**Written exercise:**
Print the listing in its entirety and exactly, leaving out images.

**Stored data:**
══════════
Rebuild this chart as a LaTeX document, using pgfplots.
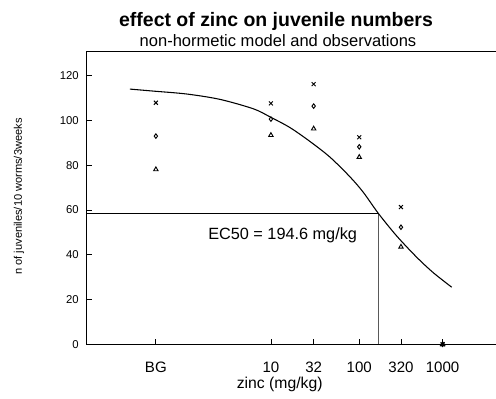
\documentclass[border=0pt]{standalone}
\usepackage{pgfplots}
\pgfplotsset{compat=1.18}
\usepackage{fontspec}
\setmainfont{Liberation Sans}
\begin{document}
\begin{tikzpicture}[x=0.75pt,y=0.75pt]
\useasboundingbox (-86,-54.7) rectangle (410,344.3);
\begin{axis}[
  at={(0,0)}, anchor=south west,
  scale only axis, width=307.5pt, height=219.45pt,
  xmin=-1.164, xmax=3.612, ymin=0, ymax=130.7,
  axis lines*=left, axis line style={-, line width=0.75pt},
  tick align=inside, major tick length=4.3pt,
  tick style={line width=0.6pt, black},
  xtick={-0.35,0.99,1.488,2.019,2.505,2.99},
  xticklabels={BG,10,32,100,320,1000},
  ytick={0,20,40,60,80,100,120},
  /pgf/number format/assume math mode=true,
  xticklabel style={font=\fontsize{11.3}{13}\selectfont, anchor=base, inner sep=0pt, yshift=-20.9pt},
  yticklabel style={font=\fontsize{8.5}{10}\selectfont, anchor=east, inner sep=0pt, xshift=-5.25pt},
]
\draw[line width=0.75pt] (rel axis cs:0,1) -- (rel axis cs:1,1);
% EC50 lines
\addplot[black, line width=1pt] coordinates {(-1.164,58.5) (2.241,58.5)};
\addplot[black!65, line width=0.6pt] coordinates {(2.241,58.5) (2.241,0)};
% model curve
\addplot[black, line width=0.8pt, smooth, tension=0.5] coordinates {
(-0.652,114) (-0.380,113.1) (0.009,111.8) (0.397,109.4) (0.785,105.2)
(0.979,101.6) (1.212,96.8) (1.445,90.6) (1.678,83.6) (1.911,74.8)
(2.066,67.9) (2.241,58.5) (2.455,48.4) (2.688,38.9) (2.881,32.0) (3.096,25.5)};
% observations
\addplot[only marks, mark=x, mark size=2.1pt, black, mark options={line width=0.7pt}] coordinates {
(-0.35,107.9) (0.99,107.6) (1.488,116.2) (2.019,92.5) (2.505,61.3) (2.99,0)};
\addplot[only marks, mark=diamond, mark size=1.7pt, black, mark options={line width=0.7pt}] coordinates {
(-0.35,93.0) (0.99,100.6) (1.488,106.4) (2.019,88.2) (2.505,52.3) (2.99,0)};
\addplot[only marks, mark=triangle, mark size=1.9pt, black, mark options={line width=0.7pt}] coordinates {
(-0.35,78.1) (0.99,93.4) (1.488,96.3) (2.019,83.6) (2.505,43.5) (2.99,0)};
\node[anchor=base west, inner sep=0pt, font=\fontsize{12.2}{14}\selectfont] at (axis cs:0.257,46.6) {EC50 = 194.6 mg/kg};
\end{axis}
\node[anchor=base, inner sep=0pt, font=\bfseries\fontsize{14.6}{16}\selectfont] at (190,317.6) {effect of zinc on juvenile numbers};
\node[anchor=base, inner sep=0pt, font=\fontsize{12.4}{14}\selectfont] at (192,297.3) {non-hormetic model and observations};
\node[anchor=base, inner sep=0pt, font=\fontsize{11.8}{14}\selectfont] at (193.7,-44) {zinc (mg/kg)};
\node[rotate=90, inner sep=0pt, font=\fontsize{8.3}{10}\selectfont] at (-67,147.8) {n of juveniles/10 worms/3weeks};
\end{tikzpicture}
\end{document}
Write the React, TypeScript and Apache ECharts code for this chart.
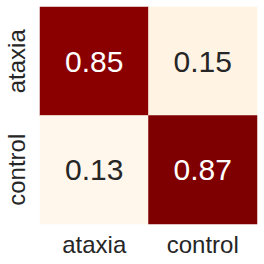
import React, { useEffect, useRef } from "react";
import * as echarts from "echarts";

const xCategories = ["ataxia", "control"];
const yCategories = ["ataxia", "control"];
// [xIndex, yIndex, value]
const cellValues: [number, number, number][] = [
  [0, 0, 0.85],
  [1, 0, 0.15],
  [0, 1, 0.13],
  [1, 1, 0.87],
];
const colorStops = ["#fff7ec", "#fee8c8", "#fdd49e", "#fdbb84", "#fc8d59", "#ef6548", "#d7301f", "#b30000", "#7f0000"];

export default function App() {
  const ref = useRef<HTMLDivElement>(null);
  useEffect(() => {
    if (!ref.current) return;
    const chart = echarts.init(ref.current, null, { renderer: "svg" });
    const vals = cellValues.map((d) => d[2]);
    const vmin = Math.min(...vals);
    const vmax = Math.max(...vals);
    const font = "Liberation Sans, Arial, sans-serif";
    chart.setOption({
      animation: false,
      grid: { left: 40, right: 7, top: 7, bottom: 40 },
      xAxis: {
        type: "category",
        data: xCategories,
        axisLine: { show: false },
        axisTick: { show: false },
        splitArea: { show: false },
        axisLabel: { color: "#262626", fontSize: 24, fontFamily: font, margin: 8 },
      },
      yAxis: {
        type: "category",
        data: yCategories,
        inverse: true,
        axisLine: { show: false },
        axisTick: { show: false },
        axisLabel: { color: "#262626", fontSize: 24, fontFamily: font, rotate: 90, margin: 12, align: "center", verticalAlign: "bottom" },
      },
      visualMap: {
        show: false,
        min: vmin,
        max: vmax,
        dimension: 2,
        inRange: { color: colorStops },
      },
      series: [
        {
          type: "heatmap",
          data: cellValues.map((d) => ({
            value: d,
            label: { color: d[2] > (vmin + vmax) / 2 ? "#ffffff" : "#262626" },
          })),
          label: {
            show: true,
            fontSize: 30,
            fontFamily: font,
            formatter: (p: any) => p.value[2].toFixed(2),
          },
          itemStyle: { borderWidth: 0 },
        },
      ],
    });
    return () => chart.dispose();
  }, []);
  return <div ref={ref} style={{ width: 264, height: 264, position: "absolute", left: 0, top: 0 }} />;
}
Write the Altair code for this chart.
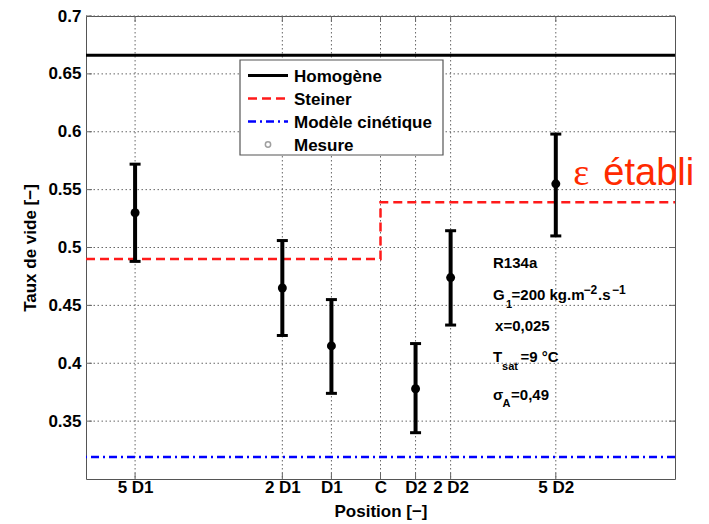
══════════
**Solution to this problem:**
Rebuild this chart as a LaTeX document, using pgfplots.
\documentclass[border=0pt]{standalone}
\usepackage{pgfplots}
\pgfplotsset{compat=1.18}
\usepackage{fontspec}
\setmainfont{Liberation Sans}
\begin{document}
\begin{tikzpicture}[x=0.75pt,y=0.75pt]
\useasboundingbox (-86,-54.7) rectangle (410,344.3);
\begin{axis}[
  at={(0,0)}, anchor=south west,
  scale only axis, width=307.5pt, height=219.45pt,
  xmin=-1.164, xmax=3.612, ymin=0, ymax=130.7,
  axis lines*=left, axis line style={-, line width=0.75pt},
  tick align=inside, major tick length=4.3pt,
  tick style={line width=0.6pt, black},
  xtick={-0.35,0.99,1.488,2.019,2.505,2.99},
  xticklabels={BG,10,32,100,320,1000},
  ytick={0,20,40,60,80,100,120},
  /pgf/number format/assume math mode=true,
  xticklabel style={font=\fontsize{11.3}{13}\selectfont, anchor=base, inner sep=0pt, yshift=-20.9pt},
  yticklabel style={font=\fontsize{8.5}{10}\selectfont, anchor=east, inner sep=0pt, xshift=-5.25pt},
]
\draw[line width=0.75pt] (rel axis cs:0,1) -- (rel axis cs:1,1);
% EC50 lines
\addplot[black, line width=1pt] coordinates {(-1.164,58.5) (2.241,58.5)};
\addplot[black!65, line width=0.6pt] coordinates {(2.241,58.5) (2.241,0)};
% model curve
\addplot[black, line width=0.8pt, smooth, tension=0.5] coordinates {
(-0.652,114) (-0.380,113.1) (0.009,111.8) (0.397,109.4) (0.785,105.2)
(0.979,101.6) (1.212,96.8) (1.445,90.6) (1.678,83.6) (1.911,74.8)
(2.066,67.9) (2.241,58.5) (2.455,48.4) (2.688,38.9) (2.881,32.0) (3.096,25.5)};
% observations
\addplot[only marks, mark=x, mark size=2.1pt, black, mark options={line width=0.7pt}] coordinates {
(-0.35,107.9) (0.99,107.6) (1.488,116.2) (2.019,92.5) (2.505,61.3) (2.99,0)};
\addplot[only marks, mark=diamond, mark size=1.7pt, black, mark options={line width=0.7pt}] coordinates {
(-0.35,93.0) (0.99,100.6) (1.488,106.4) (2.019,88.2) (2.505,52.3) (2.99,0)};
\addplot[only marks, mark=triangle, mark size=1.9pt, black, mark options={line width=0.7pt}] coordinates {
(-0.35,78.1) (0.99,93.4) (1.488,96.3) (2.019,83.6) (2.505,43.5) (2.99,0)};
\node[anchor=base west, inner sep=0pt, font=\fontsize{12.2}{14}\selectfont] at (axis cs:0.257,46.6) {EC50 = 194.6 mg/kg};
\end{axis}
\node[anchor=base, inner sep=0pt, font=\bfseries\fontsize{14.6}{16}\selectfont] at (190,317.6) {effect of zinc on juvenile numbers};
\node[anchor=base, inner sep=0pt, font=\fontsize{12.4}{14}\selectfont] at (192,297.3) {non-hormetic model and observations};
\node[anchor=base, inner sep=0pt, font=\fontsize{11.8}{14}\selectfont] at (193.7,-44) {zinc (mg/kg)};
\node[rotate=90, inner sep=0pt, font=\fontsize{8.3}{10}\selectfont] at (-67,147.8) {n of juveniles/10 worms/3weeks};
\end{tikzpicture}
\end{document}
Write the React, TypeScript and Apache ECharts code for this chart.
import React, { useEffect, useRef } from "react";
import * as echarts from "echarts";

const xCategories = ["ataxia", "control"];
const yCategories = ["ataxia", "control"];
// [xIndex, yIndex, value]
const cellValues: [number, number, number][] = [
  [0, 0, 0.85],
  [1, 0, 0.15],
  [0, 1, 0.13],
  [1, 1, 0.87],
];
const colorStops = ["#fff7ec", "#fee8c8", "#fdd49e", "#fdbb84", "#fc8d59", "#ef6548", "#d7301f", "#b30000", "#7f0000"];

export default function App() {
  const ref = useRef<HTMLDivElement>(null);
  useEffect(() => {
    if (!ref.current) return;
    const chart = echarts.init(ref.current, null, { renderer: "svg" });
    const vals = cellValues.map((d) => d[2]);
    const vmin = Math.min(...vals);
    const vmax = Math.max(...vals);
    const font = "Liberation Sans, Arial, sans-serif";
    chart.setOption({
      animation: false,
      grid: { left: 40, right: 7, top: 7, bottom: 40 },
      xAxis: {
        type: "category",
        data: xCategories,
        axisLine: { show: false },
        axisTick: { show: false },
        splitArea: { show: false },
        axisLabel: { color: "#262626", fontSize: 24, fontFamily: font, margin: 8 },
      },
      yAxis: {
        type: "category",
        data: yCategories,
        inverse: true,
        axisLine: { show: false },
        axisTick: { show: false },
        axisLabel: { color: "#262626", fontSize: 24, fontFamily: font, rotate: 90, margin: 12, align: "center", verticalAlign: "bottom" },
      },
      visualMap: {
        show: false,
        min: vmin,
        max: vmax,
        dimension: 2,
        inRange: { color: colorStops },
      },
      series: [
        {
          type: "heatmap",
          data: cellValues.map((d) => ({
            value: d,
            label: { color: d[2] > (vmin + vmax) / 2 ? "#ffffff" : "#262626" },
          })),
          label: {
            show: true,
            fontSize: 30,
            fontFamily: font,
            formatter: (p: any) => p.value[2].toFixed(2),
          },
          itemStyle: { borderWidth: 0 },
        },
      ],
    });
    return () => chart.dispose();
  }, []);
  return <div ref={ref} style={{ width: 264, height: 264, position: "absolute", left: 0, top: 0 }} />;
}
Write the Altair code for this chart.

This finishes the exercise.